[Plotting code records]
## START
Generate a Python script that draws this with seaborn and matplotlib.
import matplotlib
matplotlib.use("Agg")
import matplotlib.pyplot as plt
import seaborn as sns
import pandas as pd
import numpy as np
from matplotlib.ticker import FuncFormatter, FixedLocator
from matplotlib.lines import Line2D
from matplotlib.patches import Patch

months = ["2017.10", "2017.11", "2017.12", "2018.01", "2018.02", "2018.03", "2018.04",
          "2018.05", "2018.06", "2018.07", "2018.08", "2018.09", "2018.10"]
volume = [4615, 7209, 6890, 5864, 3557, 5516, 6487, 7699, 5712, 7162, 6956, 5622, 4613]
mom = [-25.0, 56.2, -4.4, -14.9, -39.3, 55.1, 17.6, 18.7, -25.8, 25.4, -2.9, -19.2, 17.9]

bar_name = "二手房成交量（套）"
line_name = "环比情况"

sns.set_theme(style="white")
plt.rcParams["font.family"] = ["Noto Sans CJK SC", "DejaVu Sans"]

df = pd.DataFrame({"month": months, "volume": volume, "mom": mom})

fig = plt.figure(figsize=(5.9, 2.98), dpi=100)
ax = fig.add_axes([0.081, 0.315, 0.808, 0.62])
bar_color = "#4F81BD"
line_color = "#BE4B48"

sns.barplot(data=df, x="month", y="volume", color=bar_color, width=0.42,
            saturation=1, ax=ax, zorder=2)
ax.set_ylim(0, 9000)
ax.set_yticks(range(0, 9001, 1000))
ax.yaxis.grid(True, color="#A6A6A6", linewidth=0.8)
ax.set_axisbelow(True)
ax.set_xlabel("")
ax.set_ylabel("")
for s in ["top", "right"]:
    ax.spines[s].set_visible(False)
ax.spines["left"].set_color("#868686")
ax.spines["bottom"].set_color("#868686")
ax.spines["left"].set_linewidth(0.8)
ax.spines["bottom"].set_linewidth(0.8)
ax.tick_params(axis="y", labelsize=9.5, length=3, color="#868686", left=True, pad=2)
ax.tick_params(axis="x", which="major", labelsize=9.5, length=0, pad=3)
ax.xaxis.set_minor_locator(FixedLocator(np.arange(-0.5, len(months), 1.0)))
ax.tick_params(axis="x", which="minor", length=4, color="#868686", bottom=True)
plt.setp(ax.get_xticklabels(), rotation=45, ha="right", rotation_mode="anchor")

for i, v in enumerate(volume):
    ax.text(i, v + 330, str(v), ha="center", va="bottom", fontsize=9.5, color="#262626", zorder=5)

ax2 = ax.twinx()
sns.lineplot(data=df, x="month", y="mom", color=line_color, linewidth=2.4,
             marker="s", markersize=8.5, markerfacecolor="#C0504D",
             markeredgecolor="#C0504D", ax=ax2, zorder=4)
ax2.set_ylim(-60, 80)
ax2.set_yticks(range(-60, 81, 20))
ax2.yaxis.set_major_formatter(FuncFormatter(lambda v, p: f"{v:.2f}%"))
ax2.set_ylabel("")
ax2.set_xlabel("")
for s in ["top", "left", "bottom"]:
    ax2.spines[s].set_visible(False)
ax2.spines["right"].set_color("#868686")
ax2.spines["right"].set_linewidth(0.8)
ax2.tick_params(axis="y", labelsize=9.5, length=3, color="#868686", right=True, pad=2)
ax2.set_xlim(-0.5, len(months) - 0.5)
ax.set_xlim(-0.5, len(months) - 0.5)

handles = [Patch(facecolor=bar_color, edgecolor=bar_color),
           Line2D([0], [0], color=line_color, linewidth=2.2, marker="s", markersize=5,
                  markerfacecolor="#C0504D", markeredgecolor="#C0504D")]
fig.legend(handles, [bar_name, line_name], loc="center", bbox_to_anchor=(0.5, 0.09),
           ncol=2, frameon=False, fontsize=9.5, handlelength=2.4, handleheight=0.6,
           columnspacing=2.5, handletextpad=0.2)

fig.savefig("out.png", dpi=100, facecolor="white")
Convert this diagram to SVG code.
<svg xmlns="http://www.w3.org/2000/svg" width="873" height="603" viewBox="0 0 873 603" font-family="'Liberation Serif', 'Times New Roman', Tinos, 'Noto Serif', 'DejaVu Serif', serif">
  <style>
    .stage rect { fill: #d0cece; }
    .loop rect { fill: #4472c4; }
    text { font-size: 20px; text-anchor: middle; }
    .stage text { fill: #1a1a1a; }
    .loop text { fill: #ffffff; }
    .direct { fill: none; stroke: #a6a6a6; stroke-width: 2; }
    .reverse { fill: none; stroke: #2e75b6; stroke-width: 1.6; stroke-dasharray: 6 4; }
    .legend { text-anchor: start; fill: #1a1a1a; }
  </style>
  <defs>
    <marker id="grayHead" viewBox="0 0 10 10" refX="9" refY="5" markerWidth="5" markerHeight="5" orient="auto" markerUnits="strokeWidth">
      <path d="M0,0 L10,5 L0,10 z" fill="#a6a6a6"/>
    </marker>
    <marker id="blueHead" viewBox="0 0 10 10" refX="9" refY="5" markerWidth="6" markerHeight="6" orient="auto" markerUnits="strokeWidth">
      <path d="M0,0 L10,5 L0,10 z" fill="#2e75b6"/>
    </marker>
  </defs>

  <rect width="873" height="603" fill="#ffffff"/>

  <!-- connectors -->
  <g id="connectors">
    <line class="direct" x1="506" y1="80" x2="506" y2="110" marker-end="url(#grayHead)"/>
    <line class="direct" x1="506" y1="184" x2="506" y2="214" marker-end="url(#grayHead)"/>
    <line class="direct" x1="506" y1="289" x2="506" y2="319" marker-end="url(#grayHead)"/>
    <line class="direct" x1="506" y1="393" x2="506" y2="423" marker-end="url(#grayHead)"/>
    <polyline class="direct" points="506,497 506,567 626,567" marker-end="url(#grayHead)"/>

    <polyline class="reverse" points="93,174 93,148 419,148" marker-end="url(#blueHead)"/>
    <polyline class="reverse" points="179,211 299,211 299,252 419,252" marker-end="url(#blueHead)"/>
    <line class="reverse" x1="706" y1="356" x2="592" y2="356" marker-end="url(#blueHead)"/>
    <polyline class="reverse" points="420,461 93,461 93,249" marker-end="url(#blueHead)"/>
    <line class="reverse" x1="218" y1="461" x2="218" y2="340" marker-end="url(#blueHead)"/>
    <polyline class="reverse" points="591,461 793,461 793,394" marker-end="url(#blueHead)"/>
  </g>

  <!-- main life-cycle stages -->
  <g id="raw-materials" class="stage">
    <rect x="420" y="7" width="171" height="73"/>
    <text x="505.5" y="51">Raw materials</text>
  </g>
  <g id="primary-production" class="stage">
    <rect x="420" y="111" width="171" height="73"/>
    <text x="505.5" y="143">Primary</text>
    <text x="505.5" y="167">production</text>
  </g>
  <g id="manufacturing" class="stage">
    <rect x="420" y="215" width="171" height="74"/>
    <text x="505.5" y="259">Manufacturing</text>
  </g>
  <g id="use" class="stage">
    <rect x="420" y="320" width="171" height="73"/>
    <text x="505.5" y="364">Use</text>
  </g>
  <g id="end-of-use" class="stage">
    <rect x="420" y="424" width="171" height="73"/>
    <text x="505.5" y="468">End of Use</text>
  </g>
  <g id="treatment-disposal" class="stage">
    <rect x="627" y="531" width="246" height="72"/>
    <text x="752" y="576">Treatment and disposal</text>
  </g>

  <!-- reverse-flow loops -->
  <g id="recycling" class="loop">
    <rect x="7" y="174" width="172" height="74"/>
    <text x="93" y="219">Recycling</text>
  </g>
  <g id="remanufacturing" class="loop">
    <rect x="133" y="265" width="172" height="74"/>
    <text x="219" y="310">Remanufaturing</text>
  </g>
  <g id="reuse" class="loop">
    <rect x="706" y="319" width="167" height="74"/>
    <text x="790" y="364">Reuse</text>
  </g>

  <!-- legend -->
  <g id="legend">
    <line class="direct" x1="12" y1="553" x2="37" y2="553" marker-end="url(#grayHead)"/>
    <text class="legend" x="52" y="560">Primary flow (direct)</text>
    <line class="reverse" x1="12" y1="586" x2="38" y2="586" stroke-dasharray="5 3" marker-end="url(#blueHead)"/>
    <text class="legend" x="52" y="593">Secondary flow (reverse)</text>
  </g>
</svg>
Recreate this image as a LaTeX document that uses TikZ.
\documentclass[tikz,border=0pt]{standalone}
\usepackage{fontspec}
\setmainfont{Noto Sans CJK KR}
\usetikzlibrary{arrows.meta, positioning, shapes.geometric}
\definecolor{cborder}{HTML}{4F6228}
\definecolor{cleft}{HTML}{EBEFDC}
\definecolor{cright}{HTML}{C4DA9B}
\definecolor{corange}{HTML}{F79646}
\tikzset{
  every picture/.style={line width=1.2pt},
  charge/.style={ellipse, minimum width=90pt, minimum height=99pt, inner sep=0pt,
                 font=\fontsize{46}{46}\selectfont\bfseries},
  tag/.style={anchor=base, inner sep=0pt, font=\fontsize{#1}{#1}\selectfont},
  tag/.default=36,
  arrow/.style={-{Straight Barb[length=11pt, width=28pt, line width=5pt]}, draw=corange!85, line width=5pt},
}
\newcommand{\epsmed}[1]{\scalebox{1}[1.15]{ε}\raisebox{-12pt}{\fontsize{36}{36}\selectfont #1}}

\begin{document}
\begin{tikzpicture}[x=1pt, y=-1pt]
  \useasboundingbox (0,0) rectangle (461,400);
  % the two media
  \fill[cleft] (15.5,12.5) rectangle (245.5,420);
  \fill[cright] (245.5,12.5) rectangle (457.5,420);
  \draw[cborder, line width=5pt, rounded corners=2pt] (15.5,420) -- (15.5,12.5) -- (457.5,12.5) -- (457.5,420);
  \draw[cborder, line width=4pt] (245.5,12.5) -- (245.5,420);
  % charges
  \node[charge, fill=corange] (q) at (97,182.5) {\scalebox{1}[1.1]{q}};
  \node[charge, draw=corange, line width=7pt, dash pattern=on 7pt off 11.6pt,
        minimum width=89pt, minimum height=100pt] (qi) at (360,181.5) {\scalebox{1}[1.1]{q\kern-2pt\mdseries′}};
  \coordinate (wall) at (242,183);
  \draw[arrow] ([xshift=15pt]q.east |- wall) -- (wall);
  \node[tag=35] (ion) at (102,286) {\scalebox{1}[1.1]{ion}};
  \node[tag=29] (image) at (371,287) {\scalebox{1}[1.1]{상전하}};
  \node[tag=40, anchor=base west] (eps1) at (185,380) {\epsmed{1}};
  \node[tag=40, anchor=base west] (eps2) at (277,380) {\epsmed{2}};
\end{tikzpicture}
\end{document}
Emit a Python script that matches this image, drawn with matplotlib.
## END
Short problem » Gather up the lines containing the word "image" from these records and copy them.

The reply »
Recreate this image as a LaTeX document that uses TikZ.
  \node[tag=29] (image) at (371,287) {\scalebox{1}[1.1]{상전하}};
Emit a Python script that matches this image, drawn with matplotlib.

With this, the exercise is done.